## EXERCISE
Retype each line of the material exactly, please, skipping any picture in it.

***** RAW DATA *****

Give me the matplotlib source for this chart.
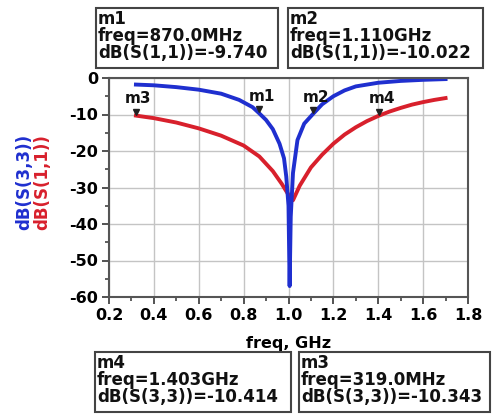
import numpy as np
import matplotlib
matplotlib.use("Agg")
import matplotlib.pyplot as plt
import matplotlib.transforms as mtransforms
from matplotlib.patches import Rectangle

plt.rcParams["axes.unicode_minus"] = False

# ---------- data ----------
freq_s33 = [0.32, 0.40, 0.50, 0.60, 0.70, 0.78, 0.84, 0.87, 0.90, 0.93, 0.96,
            0.98, 0.99, 1.00, 1.005, 1.01, 1.02, 1.04, 1.07, 1.11, 1.15, 1.20,
            1.25, 1.30, 1.40, 1.50, 1.60, 1.70]
db_s33 = [-1.8, -2.0, -2.5, -3.2, -4.3, -6.0, -8.0, -9.7, -11.5, -14.0, -18.0,
          -22.0, -27.0, -35.0, -57.0, -38.0, -26.0, -17.0, -12.5, -9.8, -7.2,
          -5.0, -3.4, -2.3, -1.3, -0.8, -0.5, -0.3]

freq_s11 = [0.32, 0.40, 0.50, 0.60, 0.70, 0.80, 0.87, 0.93, 0.97, 1.00, 1.02,
            1.05, 1.10, 1.15, 1.20, 1.25, 1.30, 1.35, 1.40, 1.45, 1.50, 1.55,
            1.60, 1.65, 1.70]
db_s11 = [-10.3, -11.0, -12.2, -13.8, -15.8, -18.5, -21.5, -25.5, -29.0, -32.0,
          -33.5, -29.5, -24.5, -21.0, -18.0, -15.5, -13.5, -11.8, -10.4, -9.2,
          -8.2, -7.3, -6.6, -6.0, -5.5]

# markers: name, freq (GHz), value, readout text
marker_names = ["m1", "m2", "m3", "m4"]
marker_freq = [0.870, 1.110, 0.319, 1.403]
marker_db = [-9.740, -10.022, -10.343, -10.414]
marker_freq_txt = ["870.0MHz", "1.110GHz", "319.0MHz", "1.403GHz"]
marker_meas = ["dB(S(1,1))", "dB(S(1,1))", "dB(S(3,3))", "dB(S(3,3))"]

BLUE = "#1f2fcf"
RED = "#d8202c"
FONT = "DejaVu Sans"

W, H = 494, 416
fig = plt.figure(figsize=(W / 100, H / 100), dpi=100)
ax = fig.add_axes([109 / W, 1 - 297 / H, (468 - 109) / W, (297 - 78) / H])

ax.plot(freq_s11, db_s11, color=RED, lw=2.8, solid_joinstyle="round")
ax.plot(freq_s33, db_s33, color=BLUE, lw=2.8, solid_joinstyle="round")

# marker triangles sit just above the trace, label above them
tri = mtransforms.offset_copy(ax.transData, fig=fig, x=0, y=3, units="points")
for name, f, v in zip(marker_names, marker_freq, marker_db):
    ax.plot([f], [v], marker="v", ms=5, color="#222222", transform=tri)
    ax.annotate(name, (f, v), xytext=(2, 7), textcoords="offset points",
                ha="center", va="bottom", fontsize=11, fontweight="bold",
                family=FONT, color="#111111")

ax.set_xlim(0.2, 1.8)
ax.set_ylim(-60, 0)
ax.set_xticks(np.arange(0.2, 1.81, 0.2))
ax.set_xticklabels(["%.1f" % t for t in np.arange(0.2, 1.81, 0.2)])
ax.set_xticks(np.arange(0.3, 1.8, 0.2), minor=True)
ax.set_yticks(np.arange(-60, 1, 10))
ax.set_yticks(np.arange(-55, 0, 10), minor=True)
ax.grid(True, which="major", color="#c4c4c4", lw=1.0)
ax.tick_params(which="major", direction="out", length=5, width=1.3,
               color="#444444", labelsize=11.5, pad=3)
ax.tick_params(which="minor", direction="out", length=3, width=1.2,
               color="#444444")
for lab in ax.get_xticklabels() + ax.get_yticklabels():
    lab.set_fontweight("bold")
    lab.set_family(FONT)
for sp in ax.spines.values():
    sp.set_color("#555555")
    sp.set_linewidth(1.5)

ax.set_xlabel("freq, GHz", fontsize=11.5, fontweight="bold", family=FONT,
              labelpad=9)

# two-colour y label
fig.text(24 / W, 1 - 182 / H, "dB(S(3,3))", rotation=90, color=BLUE,
         fontsize=12, fontweight="bold", family=FONT, ha="center", va="center")
fig.text(42 / W, 1 - 182 / H, "dB(S(1,1))", rotation=90, color=RED,
         fontsize=12, fontweight="bold", family=FONT, ha="center", va="center")

# marker readout boxes (x0, y0, x1, y1 in pixels from top-left)
boxes = {"m1": (96, 8, 278, 68), "m2": (288, 8, 483, 68),
         "m4": (95, 352, 291, 412), "m3": (299, 352, 490, 412)}
for name, f_txt, meas, v in zip(marker_names, marker_freq_txt, marker_meas,
                                marker_db):
    x0, y0, x1, y1 = boxes[name]
    fig.patches.append(Rectangle((x0 / W, 1 - y1 / H), (x1 - x0) / W,
                                 (y1 - y0) / H, transform=fig.transFigure,
                                 fill=False, ec="#444444", lw=1.5))
    txt = "%s\nfreq=%s\n%s=%.3f" % (name, f_txt, meas, v)
    fig.text((x0 + 2) / W, 1 - (y0 + 2) / H, txt, ha="left", va="top",
             fontsize=12, fontweight="bold", family=FONT, linespacing=0.92,
             color="#111111")

fig.savefig("out.png", dpi=100)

*****

## EXERCISE RESULT
Give me the matplotlib source for this chart.
import numpy as np
import matplotlib
matplotlib.use("Agg")
import matplotlib.pyplot as plt
import matplotlib.transforms as mtransforms
from matplotlib.patches import Rectangle

plt.rcParams["axes.unicode_minus"] = False

# ---------- data ----------
freq_s33 = [0.32, 0.40, 0.50, 0.60, 0.70, 0.78, 0.84, 0.87, 0.90, 0.93, 0.96,
            0.98, 0.99, 1.00, 1.005, 1.01, 1.02, 1.04, 1.07, 1.11, 1.15, 1.20,
            1.25, 1.30, 1.40, 1.50, 1.60, 1.70]
db_s33 = [-1.8, -2.0, -2.5, -3.2, -4.3, -6.0, -8.0, -9.7, -11.5, -14.0, -18.0,
          -22.0, -27.0, -35.0, -57.0, -38.0, -26.0, -17.0, -12.5, -9.8, -7.2,
          -5.0, -3.4, -2.3, -1.3, -0.8, -0.5, -0.3]

freq_s11 = [0.32, 0.40, 0.50, 0.60, 0.70, 0.80, 0.87, 0.93, 0.97, 1.00, 1.02,
            1.05, 1.10, 1.15, 1.20, 1.25, 1.30, 1.35, 1.40, 1.45, 1.50, 1.55,
            1.60, 1.65, 1.70]
db_s11 = [-10.3, -11.0, -12.2, -13.8, -15.8, -18.5, -21.5, -25.5, -29.0, -32.0,
          -33.5, -29.5, -24.5, -21.0, -18.0, -15.5, -13.5, -11.8, -10.4, -9.2,
          -8.2, -7.3, -6.6, -6.0, -5.5]

# markers: name, freq (GHz), value, readout text
marker_names = ["m1", "m2", "m3", "m4"]
marker_freq = [0.870, 1.110, 0.319, 1.403]
marker_db = [-9.740, -10.022, -10.343, -10.414]
marker_freq_txt = ["870.0MHz", "1.110GHz", "319.0MHz", "1.403GHz"]
marker_meas = ["dB(S(1,1))", "dB(S(1,1))", "dB(S(3,3))", "dB(S(3,3))"]

BLUE = "#1f2fcf"
RED = "#d8202c"
FONT = "DejaVu Sans"

W, H = 494, 416
fig = plt.figure(figsize=(W / 100, H / 100), dpi=100)
ax = fig.add_axes([109 / W, 1 - 297 / H, (468 - 109) / W, (297 - 78) / H])

ax.plot(freq_s11, db_s11, color=RED, lw=2.8, solid_joinstyle="round")
ax.plot(freq_s33, db_s33, color=BLUE, lw=2.8, solid_joinstyle="round")

# marker triangles sit just above the trace, label above them
tri = mtransforms.offset_copy(ax.transData, fig=fig, x=0, y=3, units="points")
for name, f, v in zip(marker_names, marker_freq, marker_db):
    ax.plot([f], [v], marker="v", ms=5, color="#222222", transform=tri)
    ax.annotate(name, (f, v), xytext=(2, 7), textcoords="offset points",
                ha="center", va="bottom", fontsize=11, fontweight="bold",
                family=FONT, color="#111111")

ax.set_xlim(0.2, 1.8)
ax.set_ylim(-60, 0)
ax.set_xticks(np.arange(0.2, 1.81, 0.2))
ax.set_xticklabels(["%.1f" % t for t in np.arange(0.2, 1.81, 0.2)])
ax.set_xticks(np.arange(0.3, 1.8, 0.2), minor=True)
ax.set_yticks(np.arange(-60, 1, 10))
ax.set_yticks(np.arange(-55, 0, 10), minor=True)
ax.grid(True, which="major", color="#c4c4c4", lw=1.0)
ax.tick_params(which="major", direction="out", length=5, width=1.3,
               color="#444444", labelsize=11.5, pad=3)
ax.tick_params(which="minor", direction="out", length=3, width=1.2,
               color="#444444")
for lab in ax.get_xticklabels() + ax.get_yticklabels():
    lab.set_fontweight("bold")
    lab.set_family(FONT)
for sp in ax.spines.values():
    sp.set_color("#555555")
    sp.set_linewidth(1.5)

ax.set_xlabel("freq, GHz", fontsize=11.5, fontweight="bold", family=FONT,
              labelpad=9)

# two-colour y label
fig.text(24 / W, 1 - 182 / H, "dB(S(3,3))", rotation=90, color=BLUE,
         fontsize=12, fontweight="bold", family=FONT, ha="center", va="center")
fig.text(42 / W, 1 - 182 / H, "dB(S(1,1))", rotation=90, color=RED,
         fontsize=12, fontweight="bold", family=FONT, ha="center", va="center")

# marker readout boxes (x0, y0, x1, y1 in pixels from top-left)
boxes = {"m1": (96, 8, 278, 68), "m2": (288, 8, 483, 68),
         "m4": (95, 352, 291, 412), "m3": (299, 352, 490, 412)}
for name, f_txt, meas, v in zip(marker_names, marker_freq_txt, marker_meas,
                                marker_db):
    x0, y0, x1, y1 = boxes[name]
    fig.patches.append(Rectangle((x0 / W, 1 - y1 / H), (x1 - x0) / W,
                                 (y1 - y0) / H, transform=fig.transFigure,
                                 fill=False, ec="#444444", lw=1.5))
    txt = "%s\nfreq=%s\n%s=%.3f" % (name, f_txt, meas, v)
    fig.text((x0 + 2) / W, 1 - (y0 + 2) / H, txt, ha="left", va="top",
             fontsize=12, fontweight="bold", family=FONT, linespacing=0.92,
             color="#111111")

fig.savefig("out.png", dpi=100)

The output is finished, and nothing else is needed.